Por otro lado, la supuesta lucidez de Parkman al desenmascarar el racismo epistémico en teorías como las de Schenker es innegable. El problema reside en que la propia crítica decolonial que él esgrime emana de marcos teóricos occidentales. Esto no invalida su argumento, sino que subraya la inherente paradoja del diálogo transcultural: se utilizan herramientas conceptuales gestadas en Occidente para desmantelar su hegemonía.

Otra fricción surge cuando Parkman, al desacoplar el saber teórico del experiencial, recurre a argumentos musicológicos complejos y valida su postura citando a un youtuber teórico como Jaime Altozano. Esto no debilita su punto; resalta la dialéctica de la crítica, que a menudo debe apoyarse en las mismas estructuras intelectuales que intenta desmantelar.

Finalmente, la omisión del problema del poder es notoria. Parkman no aborda cómo ciertos «saberes» musicales se institucionalizan (conservatorios, premios) y, al hacerlo, marginan otros (tradiciones orales). El capital cultural determina qué música «tiene valor». Y aunque la emoción es fundamental, afirmar que es un criterio suficiente, ignora que los afectos son moldeados culturalmente, y que la validación del harsh noise por un grupo puede replicar la misma exclusión si ese grupo es una élite avant-garde que desprecia el reggaetón, por poner un ejemplo.

Más adelante, en su video, Parkman acierta al derruir las definiciones hegemónicas y al cuestionar la centralidad del conocimiento académico, su explicación abre fisuras necesarias en el monolito de la tradición.
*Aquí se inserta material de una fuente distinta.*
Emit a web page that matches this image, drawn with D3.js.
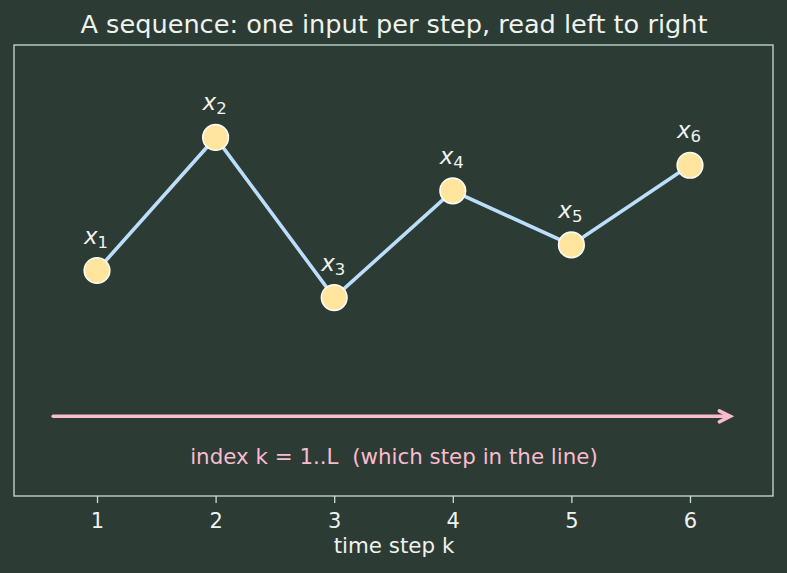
<!DOCTYPE html>
<html><head><meta charset="utf-8">
<script src="https://cdn.jsdelivr.net/npm/d3@7"></script>
<style>
html,body{margin:0;padding:0;background:#2c3b34;}
svg{display:block;font-family:"DejaVu Sans",sans-serif;}
</style></head>
<body><svg id="c" width="787" height="573"></svg>
<script>
const steps = [1, 2, 3, 4, 5, 6];
const values = [0.5, 1.385, 0.32, 1.03, 0.67, 1.2];
const labels = ["1", "2", "3", "4", "5", "6"];
const title = "A sequence: one input per step, read left to right";
const xLabel = "time step k";
const arrowText = "index k = 1..L  (which step in the line)";
const arrowRange = [0.63, 6.34];
const arrowY = -0.47;
const arrowTextY = -0.74;

const W = 787, H = 573;
const m = {l: 14, r: 14, t: 45, b: 77};
const svg = d3.select("#c");
svg.append("rect").attr("width", W).attr("height", H).attr("fill", "#2c3b34");

const x = d3.scaleLinear().domain([0.3, 6.7]).range([m.l, W - m.r]);
const y = d3.scaleLinear().domain([-1, 2]).range([H - m.b, m.t]);

// frame
svg.append("rect").attr("x", m.l).attr("y", m.t)
  .attr("width", W - m.l - m.r).attr("height", H - m.t - m.b)
  .attr("fill", "none").attr("stroke", "#c9dfd2").attr("stroke-width", 1.3);

// axis
const ax = svg.append("g").attr("transform", `translate(0,${H - m.b})`)
  .call(d3.axisBottom(x).tickValues(steps).tickFormat((d, i) => labels[i]).tickSize(7).tickPadding(10));
ax.attr("font-size", null).attr("font-family", null);
ax.select(".domain").remove();
ax.selectAll(".tick line").attr("stroke", "#c9dfd2").attr("stroke-width", 1.3);
ax.selectAll(".tick text").attr("fill", "#eef3ef").style("font-size", "21px").attr("dy", "0.71em");

svg.append("text").attr("x", 394).attr("y", 553)
  .attr("text-anchor", "middle").attr("fill", "#eef3ef").style("font-size", "21.4px").text(xLabel);

svg.append("text").attr("x", 394).attr("y", 33)
  .attr("text-anchor", "middle").attr("fill", "#eef3ef").style("font-size", "25.6px").text(title);

// arrow
const ay = y(arrowY);
const ax1 = x(arrowRange[0]), ax2 = x(arrowRange[1]);
svg.append("line").attr("x1", ax1).attr("x2", ax2 - 1).attr("y1", ay).attr("y2", ay)
  .attr("stroke", "#f8bbd0").attr("stroke-width", 3.5).attr("stroke-linecap", "round");
svg.append("path").attr("d", `M${ax2 - 11},${ay - 5.5} L${ax2},${ay} L${ax2 - 11},${ay + 5.5}`)
  .attr("fill", "none").attr("stroke", "#f8bbd0").attr("stroke-width", 3.5)
  .attr("stroke-linecap", "round").attr("stroke-linejoin", "miter");
svg.append("text").attr("x", 394).attr("y", 464)
  .attr("text-anchor", "middle").attr("fill", "#f8bbd0").style("font-size", "21.4px")
  .style("white-space", "pre").attr("xml:space", "preserve").text(arrowText);

// line
const data = steps.map((s, i) => ({s, v: values[i]}));
svg.append("path").datum(data)
  .attr("d", d3.line().x(d => x(d.s)).y(d => y(d.v)))
  .attr("fill", "none").attr("stroke", "#bbdefb").attr("stroke-width", 3.6);

svg.selectAll("circle.pt").data(data).enter().append("circle").attr("class", "pt")
  .attr("cx", d => x(d.s)).attr("cy", d => y(d.v)).attr("r", 12.8)
  .attr("fill", "#ffe59e").attr("stroke", "#fdfdf5").attr("stroke-width", 1.6);

// labels x_k
const lab = svg.selectAll("text.lab").data(data).enter().append("text").attr("class", "lab")
  .attr("x", d => x(d.s) - 1).attr("y", d => y(d.v) - 27)
  .attr("text-anchor", "middle").attr("fill", "#f2f2ee");
lab.append("tspan").style("font-size", "23px").style("font-style", "oblique").text("x");
lab.append("tspan").style("font-size", "16.5px").attr("dy", 4).text((d, i) => String(i + 1));
</script></body></html>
La salida no reside en declarar que «nadie sabe» o que «todo vale», lo cual sería una abdicación intelectual, la respuesta se halla en una epistemología musical fluida y no binaria, una que abrace el concepto de pensamiento rizomático como sostendrían Deleuze y Guattari.

Entonces saber de música se convierte en una cartografía: un acto de mapear territorios sonoros sin jerarquías preconcebidas. El musicólogo y el oyente casual no son antagonistas, sino navegantes que emplean herramientas distintas. Se valida cada contexto sin caer en lo arbitrario: el candombe exige un análisis rítmico; un cuarteto de Feldman, una atención quirúrgica al silencio. Los métodos son plurales, sí, pero nunca carentes de rigor contextual.

En última instancia, el valor se traslada al acto social de hacer música. La música no es un objeto inmutable, sino una práctica viva, un proceso continuo de creación, interpretación, escucha y significado. El conocimiento musical, entonces, no es una posesión exclusiva, sino un fenómeno coral, situado en infinitos contextos y en perpetua negociación. La deconstrucción que Parkman emprende, si bien manida y hasta cliché, es un paso esencial; la siguiente fase implica la construcción de un marco que celebre la diversidad sonora sin renunciar a la posibilidad de la comprensión profunda, una comprensión que, como el universo mismo, siempre está en expansión.